UNITED NATIONS, March 23: The impasse among the permanent five members of the UN Security Council over a statement on Iranian nuclear programme, calling on Tehran to immediately stop enrichment activities, continues without any sign of a breakthrough, diplomats here said on Thursday.

Since the issue was referred to the Security Council in the first week of March, the five permanent members have met time and again to reach an agreement on a British/French draft of a statement but they have failed so far.

Russia and China insist that the issue should be sorted out by the International Atomic Energy Agency and the Security Council’s involvement at this stage would not be prudent as it could politicize the issue more than it already has been.

On Wednesday Russian Foreign Minister Sergei Lavrov said in Beijing: “The draft includes points that effectively lay the groundwork for sanctions against Iran.”

“We will hardly be able to support this version of the draft,” he declared.

Mr Lavrov said the draft was ‘effectively aimed at removing the Iranian nuclear issue from the IAEA agenda and referring it to the UN Security Council. It is wrong.’

Mr Lavrov said: “We (Russia and China) share a common view on most international issues ... to use multilateral co-operation to reach agreement all parties can accept.”

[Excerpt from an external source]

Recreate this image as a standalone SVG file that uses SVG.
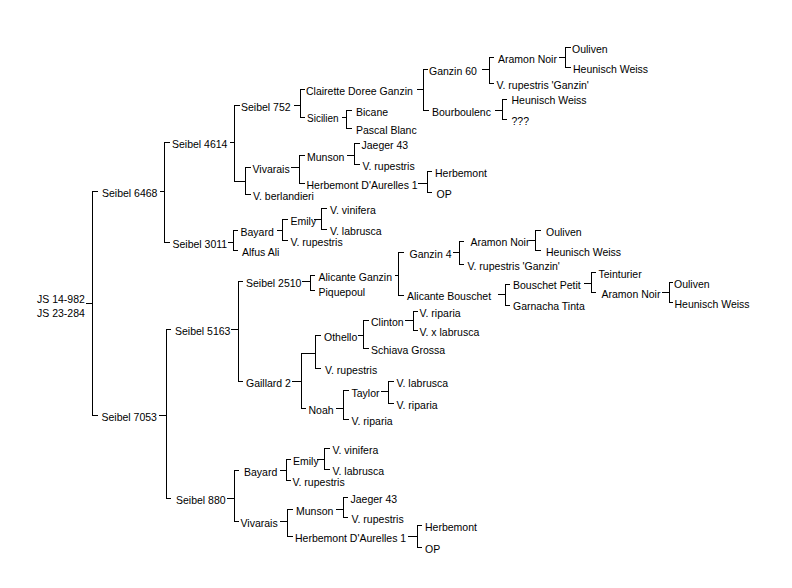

US Secretary of State Condoleezza Rice, in the Bahamas to meet Caribbean community foreign ministers, said she was confident an agreement would be reached on a plan for pressuring Iran into ending its enrichment activities that could produce fuel for a nuclear weapon.

“Sometimes diplomacy takes a little bit of time but we’re working very hard on it,” Ms Rice told journalists. “We will come up with a vehicle, I am quite certain of that.”

Also on Wednesday, the US ambassador to the IAEA, Gregory Schulte, told a press conference in Brussels: “Our goal is a diplomatic solution. We are looking to the Security Council to reinforce the work undertaken in Vienna to achieve a diplomatic solution.”